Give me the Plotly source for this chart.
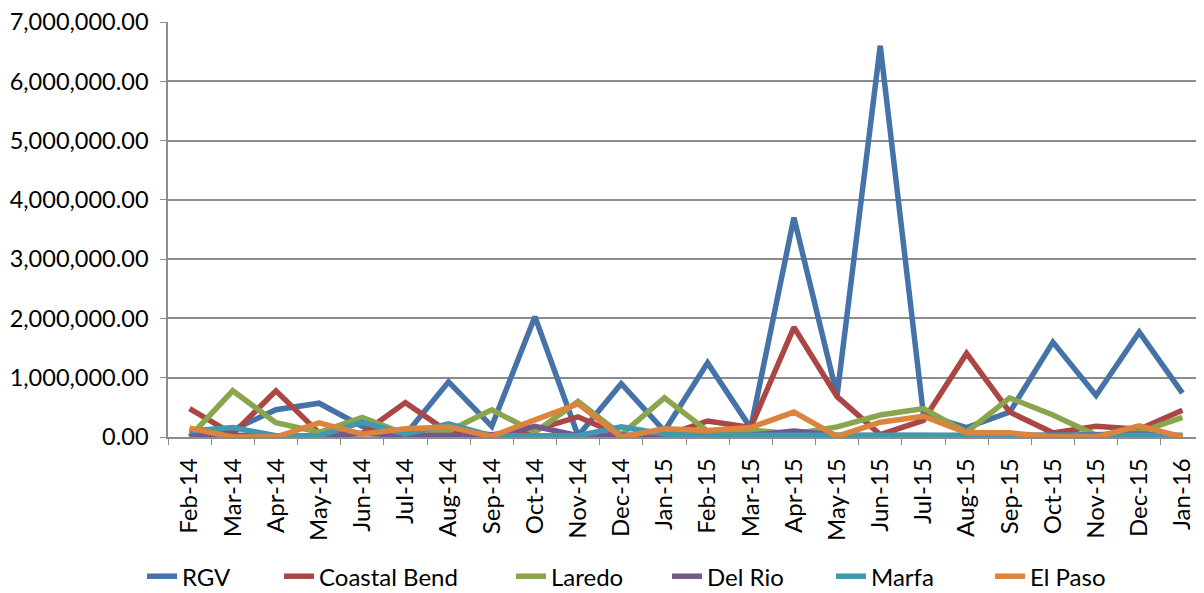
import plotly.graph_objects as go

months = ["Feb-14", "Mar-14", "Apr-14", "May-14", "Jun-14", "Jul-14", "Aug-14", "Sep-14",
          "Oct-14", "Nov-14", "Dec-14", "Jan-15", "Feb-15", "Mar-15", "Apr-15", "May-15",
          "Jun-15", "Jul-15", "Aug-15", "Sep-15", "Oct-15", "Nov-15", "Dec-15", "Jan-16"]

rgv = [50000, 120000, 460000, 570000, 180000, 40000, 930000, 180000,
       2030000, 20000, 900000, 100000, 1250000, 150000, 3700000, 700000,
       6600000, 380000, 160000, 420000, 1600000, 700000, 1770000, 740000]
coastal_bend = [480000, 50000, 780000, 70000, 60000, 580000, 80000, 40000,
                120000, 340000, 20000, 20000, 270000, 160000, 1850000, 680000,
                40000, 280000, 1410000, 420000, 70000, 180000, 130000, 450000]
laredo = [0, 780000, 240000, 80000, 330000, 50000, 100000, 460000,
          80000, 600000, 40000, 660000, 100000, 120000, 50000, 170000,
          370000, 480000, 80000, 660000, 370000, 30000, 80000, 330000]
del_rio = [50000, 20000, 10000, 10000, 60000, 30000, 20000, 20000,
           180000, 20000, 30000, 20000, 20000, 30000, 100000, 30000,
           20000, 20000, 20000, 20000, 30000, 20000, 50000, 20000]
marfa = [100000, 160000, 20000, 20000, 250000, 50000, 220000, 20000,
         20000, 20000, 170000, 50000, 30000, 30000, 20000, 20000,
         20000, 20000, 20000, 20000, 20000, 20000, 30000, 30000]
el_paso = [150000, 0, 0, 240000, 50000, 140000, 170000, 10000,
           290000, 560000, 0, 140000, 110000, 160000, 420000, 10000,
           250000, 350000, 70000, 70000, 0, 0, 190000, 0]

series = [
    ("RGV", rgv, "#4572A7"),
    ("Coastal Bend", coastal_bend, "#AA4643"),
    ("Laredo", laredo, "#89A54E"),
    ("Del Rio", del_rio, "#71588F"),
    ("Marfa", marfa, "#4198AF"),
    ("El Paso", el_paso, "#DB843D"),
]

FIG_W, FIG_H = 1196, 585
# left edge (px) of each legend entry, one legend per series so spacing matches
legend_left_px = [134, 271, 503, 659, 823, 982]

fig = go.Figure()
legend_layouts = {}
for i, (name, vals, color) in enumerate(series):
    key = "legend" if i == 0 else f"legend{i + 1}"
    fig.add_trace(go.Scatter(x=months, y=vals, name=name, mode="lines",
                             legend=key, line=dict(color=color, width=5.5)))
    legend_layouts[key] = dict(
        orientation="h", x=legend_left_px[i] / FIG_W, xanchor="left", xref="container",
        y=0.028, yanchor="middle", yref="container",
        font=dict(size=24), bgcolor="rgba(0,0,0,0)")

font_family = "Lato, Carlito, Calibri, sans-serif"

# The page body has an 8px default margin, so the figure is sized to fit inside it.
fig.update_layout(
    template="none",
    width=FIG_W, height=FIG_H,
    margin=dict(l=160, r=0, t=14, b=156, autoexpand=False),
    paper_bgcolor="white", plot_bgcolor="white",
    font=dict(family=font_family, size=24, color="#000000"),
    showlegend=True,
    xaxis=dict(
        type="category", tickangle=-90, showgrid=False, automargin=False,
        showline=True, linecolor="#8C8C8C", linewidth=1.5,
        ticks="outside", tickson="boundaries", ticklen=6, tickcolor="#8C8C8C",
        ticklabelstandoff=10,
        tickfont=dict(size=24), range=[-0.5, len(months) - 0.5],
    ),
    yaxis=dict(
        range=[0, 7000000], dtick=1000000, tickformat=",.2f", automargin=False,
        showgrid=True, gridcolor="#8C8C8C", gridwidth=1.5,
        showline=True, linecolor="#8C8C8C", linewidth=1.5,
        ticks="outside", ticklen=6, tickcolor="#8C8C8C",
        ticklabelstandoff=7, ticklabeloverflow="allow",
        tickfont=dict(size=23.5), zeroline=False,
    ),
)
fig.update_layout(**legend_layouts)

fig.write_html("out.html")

...

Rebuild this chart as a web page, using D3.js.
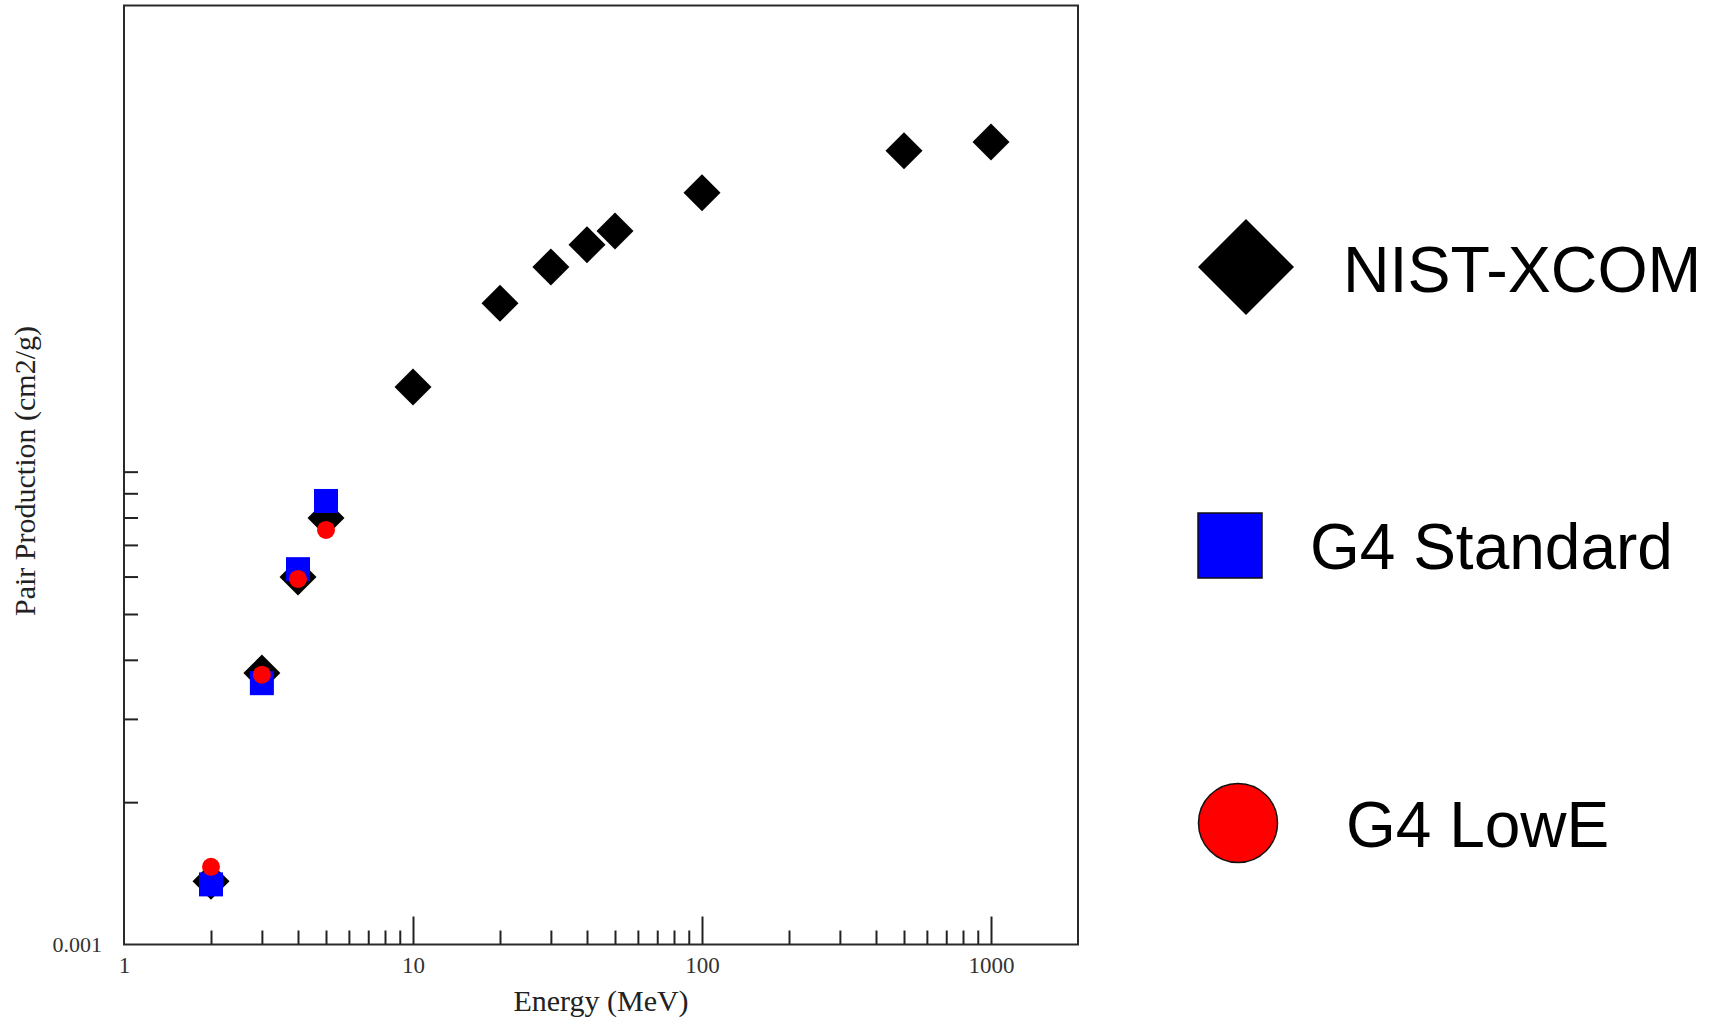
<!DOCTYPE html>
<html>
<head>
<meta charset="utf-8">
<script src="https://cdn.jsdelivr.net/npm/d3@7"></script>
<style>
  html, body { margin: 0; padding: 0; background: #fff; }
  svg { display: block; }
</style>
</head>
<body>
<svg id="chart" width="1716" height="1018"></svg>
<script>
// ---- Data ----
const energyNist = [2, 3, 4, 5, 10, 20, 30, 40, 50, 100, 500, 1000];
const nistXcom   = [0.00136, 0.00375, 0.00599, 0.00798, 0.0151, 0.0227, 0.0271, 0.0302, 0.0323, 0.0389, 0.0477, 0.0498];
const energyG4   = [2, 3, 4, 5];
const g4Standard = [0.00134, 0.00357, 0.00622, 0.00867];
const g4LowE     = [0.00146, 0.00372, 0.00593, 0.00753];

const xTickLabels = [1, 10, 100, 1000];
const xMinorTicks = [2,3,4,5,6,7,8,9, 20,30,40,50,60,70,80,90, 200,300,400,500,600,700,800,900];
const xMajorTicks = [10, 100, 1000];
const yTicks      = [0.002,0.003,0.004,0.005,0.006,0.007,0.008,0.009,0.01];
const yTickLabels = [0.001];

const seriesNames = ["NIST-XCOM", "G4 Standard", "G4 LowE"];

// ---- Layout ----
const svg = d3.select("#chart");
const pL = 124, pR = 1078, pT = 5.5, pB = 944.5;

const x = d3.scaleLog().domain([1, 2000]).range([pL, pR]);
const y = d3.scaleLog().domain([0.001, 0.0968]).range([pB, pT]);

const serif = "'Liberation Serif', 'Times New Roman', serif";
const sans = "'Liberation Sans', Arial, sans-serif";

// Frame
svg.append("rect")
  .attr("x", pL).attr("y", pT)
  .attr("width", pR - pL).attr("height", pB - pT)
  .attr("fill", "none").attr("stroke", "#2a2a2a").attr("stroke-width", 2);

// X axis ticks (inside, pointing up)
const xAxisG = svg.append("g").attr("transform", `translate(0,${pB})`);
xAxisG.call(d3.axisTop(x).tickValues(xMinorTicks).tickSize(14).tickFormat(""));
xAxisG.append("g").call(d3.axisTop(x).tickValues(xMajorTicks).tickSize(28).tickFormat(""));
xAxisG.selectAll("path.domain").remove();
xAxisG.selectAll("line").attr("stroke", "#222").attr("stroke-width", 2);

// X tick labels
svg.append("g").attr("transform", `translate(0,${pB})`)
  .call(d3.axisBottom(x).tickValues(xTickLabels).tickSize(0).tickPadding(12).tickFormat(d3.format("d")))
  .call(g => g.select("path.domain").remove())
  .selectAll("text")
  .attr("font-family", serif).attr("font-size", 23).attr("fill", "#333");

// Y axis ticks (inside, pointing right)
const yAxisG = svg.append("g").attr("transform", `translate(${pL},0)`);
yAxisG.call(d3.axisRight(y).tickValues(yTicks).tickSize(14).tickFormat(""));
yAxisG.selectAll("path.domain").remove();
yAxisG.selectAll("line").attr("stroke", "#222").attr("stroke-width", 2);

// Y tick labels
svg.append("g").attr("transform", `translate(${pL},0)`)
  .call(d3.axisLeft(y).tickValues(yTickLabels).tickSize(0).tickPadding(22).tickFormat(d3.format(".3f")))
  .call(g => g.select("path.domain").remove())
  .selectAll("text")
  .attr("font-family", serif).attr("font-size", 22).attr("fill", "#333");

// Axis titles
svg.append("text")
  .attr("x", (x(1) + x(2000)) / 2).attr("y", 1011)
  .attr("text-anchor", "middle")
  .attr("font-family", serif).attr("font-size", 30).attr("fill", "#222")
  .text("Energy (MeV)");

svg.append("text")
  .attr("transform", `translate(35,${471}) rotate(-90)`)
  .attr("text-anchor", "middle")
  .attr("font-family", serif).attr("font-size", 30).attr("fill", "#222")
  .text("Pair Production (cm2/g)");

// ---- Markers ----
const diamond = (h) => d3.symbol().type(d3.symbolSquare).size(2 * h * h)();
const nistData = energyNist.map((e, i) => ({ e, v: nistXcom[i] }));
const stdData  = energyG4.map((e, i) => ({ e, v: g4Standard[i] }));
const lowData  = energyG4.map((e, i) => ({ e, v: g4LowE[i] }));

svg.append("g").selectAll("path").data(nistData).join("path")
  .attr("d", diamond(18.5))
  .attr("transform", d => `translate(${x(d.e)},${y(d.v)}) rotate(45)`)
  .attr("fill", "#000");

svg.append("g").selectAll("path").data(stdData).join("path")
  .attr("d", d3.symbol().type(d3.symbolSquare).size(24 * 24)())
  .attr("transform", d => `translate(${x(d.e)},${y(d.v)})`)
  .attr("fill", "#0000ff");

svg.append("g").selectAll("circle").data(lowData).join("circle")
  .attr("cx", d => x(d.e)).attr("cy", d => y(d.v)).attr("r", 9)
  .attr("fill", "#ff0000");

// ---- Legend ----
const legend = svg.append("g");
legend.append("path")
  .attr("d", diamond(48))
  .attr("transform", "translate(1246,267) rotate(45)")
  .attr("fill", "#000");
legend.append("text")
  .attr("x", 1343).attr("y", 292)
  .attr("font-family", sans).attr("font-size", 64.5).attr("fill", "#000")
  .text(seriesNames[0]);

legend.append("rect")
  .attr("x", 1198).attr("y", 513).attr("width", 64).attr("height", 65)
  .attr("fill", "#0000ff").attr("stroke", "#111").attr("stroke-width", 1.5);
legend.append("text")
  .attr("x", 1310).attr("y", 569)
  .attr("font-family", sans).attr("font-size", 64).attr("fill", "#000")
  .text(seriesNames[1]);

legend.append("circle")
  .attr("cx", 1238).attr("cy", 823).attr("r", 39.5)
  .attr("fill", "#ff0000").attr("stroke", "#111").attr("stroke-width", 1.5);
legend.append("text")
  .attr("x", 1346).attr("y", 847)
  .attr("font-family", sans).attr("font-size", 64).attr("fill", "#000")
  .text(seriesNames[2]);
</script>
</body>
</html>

Exercise objective
Extract exactly, and only, the lines from the one with "Give me the Plotly source for this chart." to the one with "250000, 350000, 70000, 70000, 0, 0, 190000, 0]", both ends counted. Leave the images behind.

The response
Give me the Plotly source for this chart.
import plotly.graph_objects as go

months = ["Feb-14", "Mar-14", "Apr-14", "May-14", "Jun-14", "Jul-14", "Aug-14", "Sep-14",
          "Oct-14", "Nov-14", "Dec-14", "Jan-15", "Feb-15", "Mar-15", "Apr-15", "May-15",
          "Jun-15", "Jul-15", "Aug-15", "Sep-15", "Oct-15", "Nov-15", "Dec-15", "Jan-16"]

rgv = [50000, 120000, 460000, 570000, 180000, 40000, 930000, 180000,
       2030000, 20000, 900000, 100000, 1250000, 150000, 3700000, 700000,
       6600000, 380000, 160000, 420000, 1600000, 700000, 1770000, 740000]
coastal_bend = [480000, 50000, 780000, 70000, 60000, 580000, 80000, 40000,
                120000, 340000, 20000, 20000, 270000, 160000, 1850000, 680000,
                40000, 280000, 1410000, 420000, 70000, 180000, 130000, 450000]
laredo = [0, 780000, 240000, 80000, 330000, 50000, 100000, 460000,
          80000, 600000, 40000, 660000, 100000, 120000, 50000, 170000,
          370000, 480000, 80000, 660000, 370000, 30000, 80000, 330000]
del_rio = [50000, 20000, 10000, 10000, 60000, 30000, 20000, 20000,
           180000, 20000, 30000, 20000, 20000, 30000, 100000, 30000,
           20000, 20000, 20000, 20000, 30000, 20000, 50000, 20000]
marfa = [100000, 160000, 20000, 20000, 250000, 50000, 220000, 20000,
         20000, 20000, 170000, 50000, 30000, 30000, 20000, 20000,
         20000, 20000, 20000, 20000, 20000, 20000, 30000, 30000]
el_paso = [150000, 0, 0, 240000, 50000, 140000, 170000, 10000,
           290000, 560000, 0, 140000, 110000, 160000, 420000, 10000,
           250000, 350000, 70000, 70000, 0, 0, 190000, 0]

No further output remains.